Latar Belakang Berdirinya Muhammadiyah-2


PROBLEM SOSIAL MASYARAKAT INDONESIA ABAD XIX
Oleh: Wahyu Purhantara

Sikap pemerintah penjajah Hindia Belanda selalu menekan penduduk pribumi dalam berbagai segi kehidupan. Pemerintah Hindia Belanda memegang kekuasaan yang sangat kuat, sehingga ia mampu menentukan segala sesuatunya di bumi Nusantara (Tim Pembina Al Islam dan Kemuhammadiyahan, 1990: 8). Ini dapat dibuktikan dengan adanya kekuatan pemerintah kolonial Belanda dalam hal bersikap kepada masyarakat Jawa, dimana ia berhasil membuat pertentangan antara kelompok elit dengan kelompok masyarakat bawah. Kelompok elit Jawa ditempati oleh kaum priyayi dan kaum muslim yang dangkal tingkat komitmen keislamannya. Sementara kelompok masyarakat bawah terdiri dari kaum pedesaan dan kaum muslim yang sangat taat.

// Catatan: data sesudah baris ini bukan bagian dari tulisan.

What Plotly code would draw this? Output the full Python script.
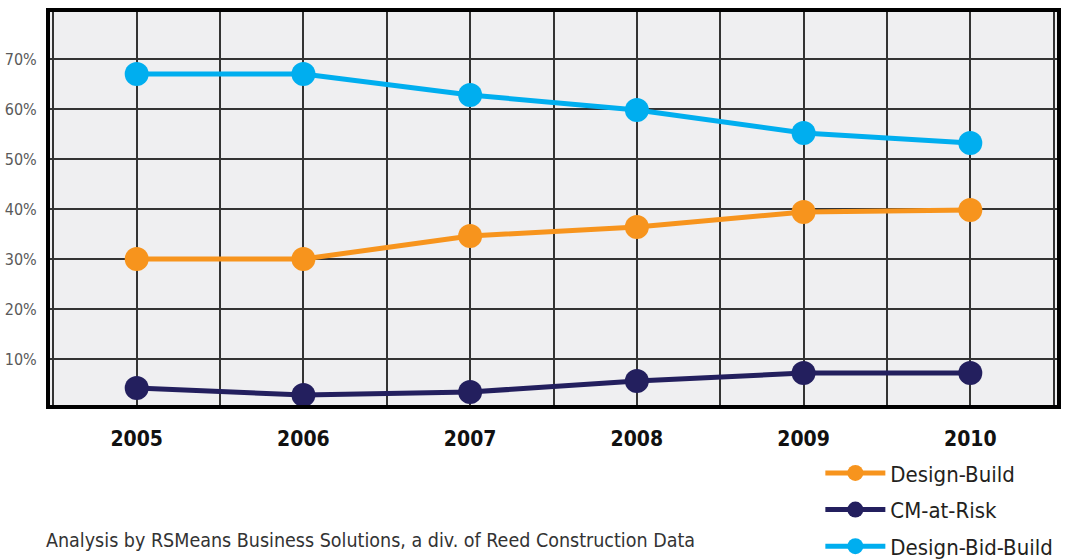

Kedua kelompok ini sering dipertentangkan oleh pihak pemerintah kolonial Belanda, dan jarang sekali terjadi kolaborasi dan simbiosis yang saling menguntungkan. Konflik antara kelompok elit dengan kelompok masyarakat bawah sengaja diciptakan oleh pemerintah kolonial Belanda, dan ia berhasil mendapatkan keuntungan dari konflik itu. Pada awal abad ke-20, kelompok elit atau kalangan priyayi adalah kelompok yang paling banyak mendapat keuntungan. Merekalah yang pertama kali mendirikan dan mengorganisasikan lembaga-lembaga pendidikan sekuler. Sejalan dengan watak kebudayaan priyayinya, organisasi ini diarahkan untuk bersikap murni sekuler terhadap agama. Tujuan organisasi ini jelas, yaitu menghidupkan kembali kebudayaan Jawa melalui penyatuannya dengan pandangan Barat (Alwi Shihab, 1998: 135-139). Sementara itu kelompok masyarakat bawah yang diwakili oleh kelompok santri semakin kecewa atas sikap pemerintah Hindia Belanda yang memperlihatkan dukungannya kepada kelompok priyayi.
Keadaan masyarakat Indonesia, terutama masyarakat Islam, sangat menyedihkan baik dalam hal kehidupan politik, ekonomi, sosial, dan budayanya.  Akibat penjajahan Belanda, telah mengakibatkan mereka jatuh dalam kehidupan yang miskin, bodoh, kolot, dan mundur. Lebih jauh, Haji Abdul Malik Karim Amrullah atau Hamka menyebutnya dengan: pertama, keterbelakangan dan kebodohan umat Islam Indonesia di hampir semua bidang kehidupan. Kedua, suasana kemiskinan yang parah diderita umat Islam Indonesia dalam suatu negeri yang kaya. Ketiga, kondisi pendidikan Islam yang sudah ketinggalan zaman, seperti yang dapat terlihat dalam lembaga pendidikan pesantren (Sazali, 2005: 75). Ketiadaan persatuan dan kesatuan sikap, pendapat, langkah dan tindakan di antara umat Islam dalam perjuangan yang diakibatkan oleh tidak adanya ukhuwah Islamiyah serta ketidakadaan suatu organisasi yang kuat (Farid Fathoni, 1990: 36).